Parents of young adults who have just qualified to drive but who are unable to get insurance contact me every day. They find it incomprehensible that time after time there is no adequate reform of the insurance sector to stop the gouging by all, bar none. Premiums of thousands of euro are being requested for their young adult children to start their independence.

In my former role as president of the Irish Road Haulage Association, IRHA, I led a delegation to meet the Irish Competition and Consumer Protection Commission in Dublin to discuss cartel behaviour in the insurance sector. The meeting lasted more than two and a half hours and the result was a blank request to come back with the evidence. The evidence it required was unobtainable even though every haulage operator was having the same experience of the premiums being quoted increasing by as much as 300% on the previous year, in many cases regardless of claims history. As a result, I contacted the EU competition arm, DG Competition, and led a delegation from the IRHA to Brussels to meet it. It was more than interested in the same details that did not interest the Irish Competition and Consumer Protection Commission. DG Competition held many more meetings and what was described as a dawn raid took place in Ireland in July 2017.

I never envisaged that it would take so long to get a result from what we thought might help competition in the insurance market. It did not happen. What did happen, however, is that hundreds of haulage operators moved their operations abroad, mainly to eastern European countries where premiums for their fleets were half the price they were charged in Ireland. There has been little or no action to curb the continuing rise in the cost of premiums, which can still only be described as gouging.

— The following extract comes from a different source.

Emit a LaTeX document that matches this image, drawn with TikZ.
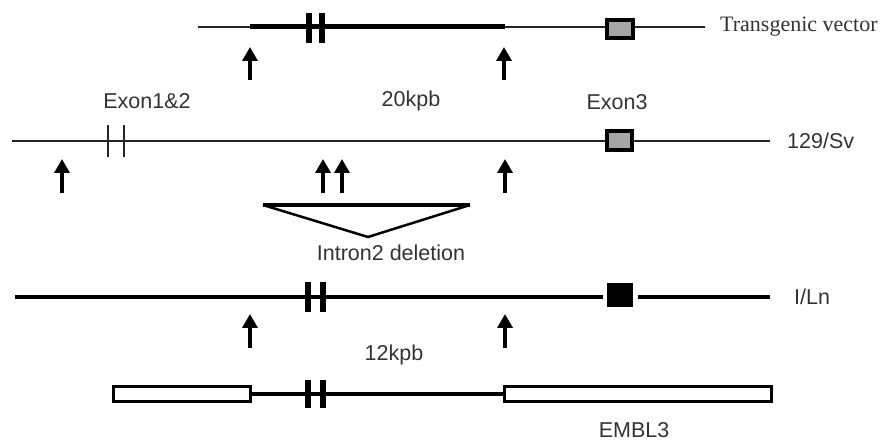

I thank the former Senator, Pádraig Ó Céidigh, for drafting the Perjury and Related Offences Bill 2018. I believe it is essential and it will be the missing link in too many claims being made based on fiction, not fact. It should and will deter persons willing to lie on affidavit or under oath by putting that on a statutory criminal footing, in line with our nearest neighbour, Northern Ireland. I implore the House to support the Bill and nourish those suffering from the lack of sanction on those who lie in order to gain under false pretences.